An intriguing opportunity is with the growing number of top-tier conferences being held in China. For example, SIGMOD 2007 and CSCW 2011 were held in Beijing and Hangzhou respectively, and the upcoming SIGIR 2011 and Ubicomp 2011 conferences will both be held in Beijing. These conferences can be used as a starting point for visiting nearby universities and research labs, perhaps through more formal mechanisms by local organizers.
 
It's also useful for us as a community to think about planting the seeds for long-term collaborations and understanding as well. For example, James Landay, a professor at University of Washington, has been doing a sabbatical in China for the past two years. As general chair of Ubicomp 2011, he has been working on getting funding from industry to sponsor student volunteers to come from outside China and attend the conference. These student volunteers will be paired with local Chinese students, giving them the opportunity to meet their international peers and helping to improve the relatively weak connections between the social graph of computer science researchers between the two countries.
 
These were just a few of the opportunities that were identified. In my next blog post, I'll talk more about the many barriers that we discussed, focusing on the technical, cultural, political, and social issues that came up.
 

Comments


irenelly21

This is going to be the great opportunity for us to hear about improving Computer Science Research Collaborations between U.S. and China. I know many students will benefit on this kind of program.


Anonymous

I think the opportunities with China FAR outweigh some of the difficulties/challenges of collaboration.
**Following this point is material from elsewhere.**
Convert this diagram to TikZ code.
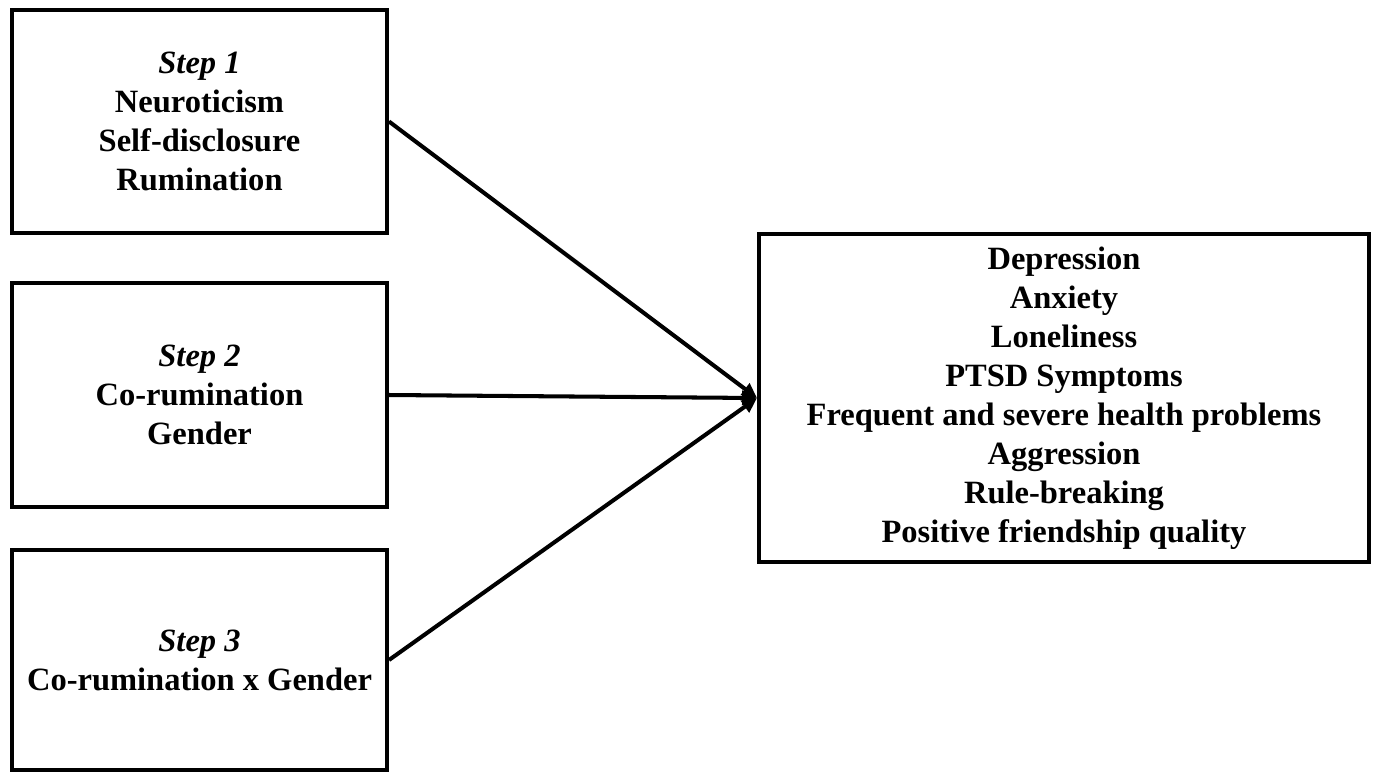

So much so that I'm trying to create a new institute that is joint between a top Chinese university and a top US university.


Anonymous

An internationally themed STC or like NSF center program, might be a way to go to advance the vision of a US/China institute mentioned above. There might be a temptation to push for specific US-China program funding, and perhaps this would be worthwhile, but an agency like NSF is perhaps best geared towards keeping things relatively open ended -- for example, two big NSF/CISE sustainability-related Expeditions awards emerged from a call to generally get outside the box, not a sustainability related call per se. Researchers could look for funding opportunities of big US-China collabs under existing programs like STCs, or NSF/OISE/PIRE. In addition, I think its worth thinking about including selected other countries in such a collab, which could add to a collaborative spirit. --Doug Fisher


Anonymous

You missed the WWW2008 which is also hosted in beijing china.